The issue is that the most valuable knowledge already exists inside your team. You can hear it in the calls your best reps handle every day:
How they respond when a customer hesitates
How they shift from pitching to asking the right question
The exact phrasing they use when they move toward the close
That knowledge rarely makes it into training because it was never captured. Instead, programs get built on what sounds right, not on what consistently works in your environment.
Training teaches what should work, while your best reps show what actually does.
How Alpharun builds your training from the inside out
In every team, a few reps consistently outperform the rest. The difference isn’t effort. It’s how they handle key moments in the conversation.
Most teams can hear that difference. Very few can turn it into something repeatable, which is where many of the benefits of sales training fall short in practice.
Alpharun focuses on that gap. Instead of building training from generic frameworks, it builds from what your top reps already do on real calls.
What Alpharun does:
Analyzes your calls to identify the behaviors that actually drive conversions
Builds a custom playbook based on how your best reps handle real conversations
Scores every call against your sales process and compliance requirements
Tracks key moments like disclosures, discovery depth, and close attempts
Delivers short, targeted coaching tied to specific moments in each call
Surfaces where managers should focus to improve performance faster
This turns top-performer behavior into a system the whole team can follow. Instead of adding more training sessions, your reps get clear guidance they can apply on their very next call.

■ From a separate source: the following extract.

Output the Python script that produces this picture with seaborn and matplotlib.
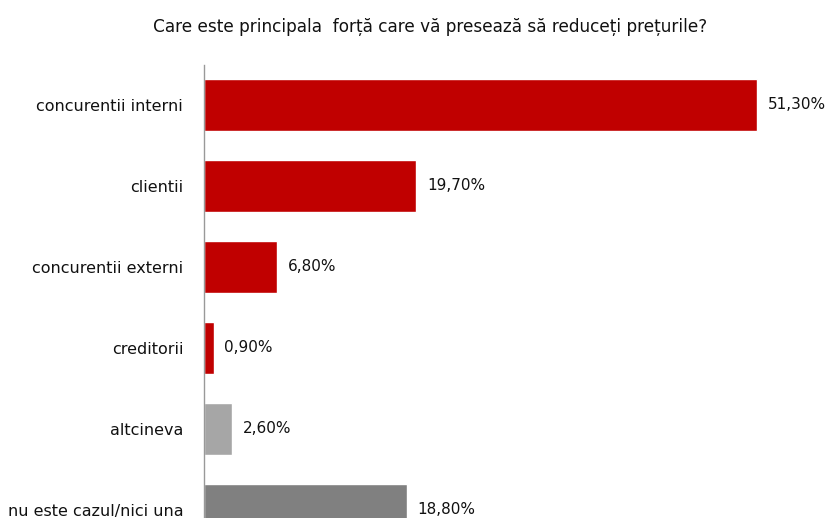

If your team knows what’s working but can’t scale it, schedule a demo to see how Alpharun solves that.
Frequently asked questions
What are the benefits of sales training for inside sales reps?
Sales training benefits inside sales reps by improving close rates, building product knowledge, reducing ramp time, and giving managers a consistent coaching process.
For high-volume B2C call centers, the impact compounds over time as trained reps close more deals, stay longer, and handle objections with greater confidence.
What is the difference between sales training and sales coaching?
Sales training teaches the process, including techniques, scripts, product knowledge, and objection handling. Sales coaching applies that process to a rep’s real calls, showing where they went off track and what to improve.
Both are essential. Training builds the foundation, while coaching reinforces it through daily execution.
Why do some reps not improve after sales training?
Most training fails when the feedback loop breaks. Reps go through training, then return to calls without receiving specific feedback tied to their behavior. Without that loop, training remains information rather than becoming improvement.
Teams that see results connect training directly to QA scoring and coaching.
How do you measure whether sales training is working?
Track close rates by rep and by week before and after training. Look at where deals are being lost within the call. Comparing calls that closed with calls that did not helps identify which behaviors are improving and where gaps still exist.
How do you stop reps from reverting to old habits after training?
Preventing drift comes down to repetition and accountability. Reps revert when training ends without reinforcement. Regular QA scoring tied to trained behaviors, weekly call reviews, and specific feedback on real calls keep the training active and consistent over time.